On the concept of the next-gen seed organization: “CSI was a synergy model before Seed Synergy was ever discussed. Our board didn’t have to spend a huge amount of time thinking about or discussing the White Paper itself. We focused on the underlying policy which we’ve believed in for a long time. It’s nothing radically new — it’s simply an evolution of what’s been going on in this industry for years.”

On modernizing our regulatory framework: “The time has come for us to go to the next stage. We need to sit down and take action. It’s no longer just an idea or opportunity, it’s our responsibility, really. We owe it to our members to do this. The system is not broken, and it’s difficult to contemplate change when it’s not broken. But as time goes on we’ll fall further and further behind in the global marketplace if we don’t modernize through Seed Synergy and regulatory modernization. The timing is perfect.”

 

Paul Glover
President, Canadian Food Inspection Agency

On creating a more efficient and effective seed industry organizational model: “How you organize yourselves is up to you. I can tell you as someone that deals with food safety issues, an organized, clear, consistent message goes a long way. A very long way. The ability to speak with clarity, with one voice, so there’s alignment, makes a difference. Every time we open up a regulation, every time we change a policy, if there’s an alignment, it’s easy for me to explain to the government what the industry’s stance is. When there are many voices going in different directions, what do I do with that?”

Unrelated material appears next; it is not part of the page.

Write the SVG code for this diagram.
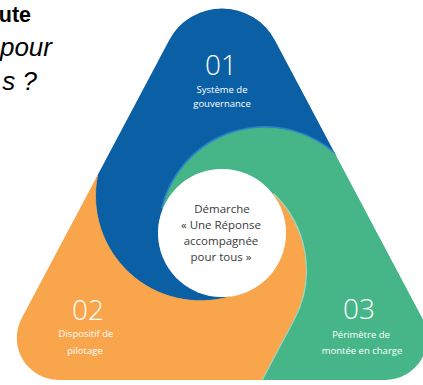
<svg xmlns="http://www.w3.org/2000/svg" width="423" height="385" viewBox="0 0 423 385">
  <defs>
    <!-- rounded triangle outline shared by the three lobes -->
    <clipPath id="tri">
      <path d="M169.0,40.38 A60,60 0 0 1 275.02,40.38 L422.31,318.33 A42,42 0 0 1 385.2,380 L58.8,380 A42,42 0 0 1 21.69,318.33 Z"/>
    </clipPath>
    <style>
      .title { font-family: "Liberation Sans", Arial, sans-serif; fill: #000; }
      .num { font-family: "Open Sans", "Lato", sans-serif; font-weight: 300; font-size: 28px; fill: #fff; text-anchor: middle; }
      .lbl { font-family: "Open Sans", "Lato", sans-serif; font-size: 9.5px; fill: #fff; text-anchor: middle; }
      .mid { font-family: "Open Sans", "Lato", sans-serif; font-size: 11.5px; fill: #3a3a3a; text-anchor: middle; }
      .blue { fill: #0b5fa5; stroke: #0b5fa5; stroke-width: 0.8; }
      .green { fill: #46b688; stroke: #46b688; stroke-width: 0.8; }
      .orange { fill: #f9a54b; stroke: #f9a54b; stroke-width: 0.8; }
    </style>
  </defs>

  <!-- heading, cut by the left border -->
  <g id="heading">
    <text class="title" x="31" y="22" font-size="21.5" font-weight="bold" text-anchor="end">ute</text>
    <text class="title" x="52" y="56" font-size="26" font-style="italic" text-anchor="end">pour</text>
    <text class="title" x="37" y="90" font-size="26" font-style="italic" text-anchor="end">s ?</text>
  </g>

  <g clip-path="url(#tri)">
    <!-- 01 : top lobe and left band -->
    <g id="node-01">
      <path class="blue" d="M97.52,175.24 L169.0,40.38 A60,60 0 0 1 275.02,40.38 L336.18,155.81 A105,105 0 0 0 162.9,208.4 A64,64 0 0 0 230.24,296.47 A105,105 0 0 1 97.52,175.24 Z"/>
      <text class="num" x="221" y="75">01</text>
      <text class="lbl" x="222" y="93">Système de</text>
      <text class="lbl" x="222" y="107">gouvernance</text>
    </g>

    <!-- 03 : bottom-right lobe and upper band -->
    <g id="node-03">
      <path d="M162.9,208.4 A105,105 0 0 1 336.18,155.81" fill="none" stroke="#2b82c9" stroke-width="4"/>
      <path class="green" d="M162.9,208.4 A105,105 0 0 1 336.18,155.81 L422.31,318.33 A42,42 0 0 1 385.2,380 L261.17,380 L293.28,319.41 A105,105 0 0 0 272.84,194.12 A64,64 0 0 0 162.9,208.4 Z"/>
      <text class="num" x="359" y="318.5">03</text>
      <text class="lbl" x="361" y="337.5">Périmètre de</text>
      <text class="lbl" x="362" y="354">montée en charge</text>
    </g>

    <!-- 02 : bottom-left lobe and right band -->
    <g id="node-02">
      <path d="M272.84,194.12 A105,105 0 0 1 293.28,319.41 L261.17,380" fill="none" stroke="#9fd8bf" stroke-width="3"/>
      <path class="orange" d="M272.84,194.12 A105,105 0 0 1 293.28,319.41 L261.17,380 L58.8,380 A42,42 0 0 1 21.69,318.33 L97.52,175.24 A105,105 0 0 0 230.24,296.47 A64,64 0 0 0 272.84,194.12 Z"/>
      <text class="num" x="88" y="320">02</text>
      <text class="lbl" x="86" y="337">Dispositif de</text>
      <text class="lbl" x="85" y="354">pilotage</text>
    </g>
  </g>

  <!-- central disc -->
  <g id="center">
    <circle cx="222" cy="233" r="64" fill="#ffffff"/>
    <text class="mid" x="222" y="213">Démarche</text>
    <text class="mid" x="221" y="229">« Une Réponse</text>
    <text class="mid" x="221" y="245">accompagnée</text>
    <text class="mid" x="221" y="261">pour tous »</text>
  </g>
</svg>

On delivering seed certification services under a modernized seed regulatory framework: “We have to make choices together when it comes to expanding into new markets. Which markets do we aim for, and why? There are many competing nations selling similar products into the same markets. The benefit of consolidation is clarity of purpose and priorities. That creates alignment and makes it easier for us to work with you and understand and respond to your priorities. Consensus and alignment will go a long way to allowing us to accelerate the pace of change moving forward.”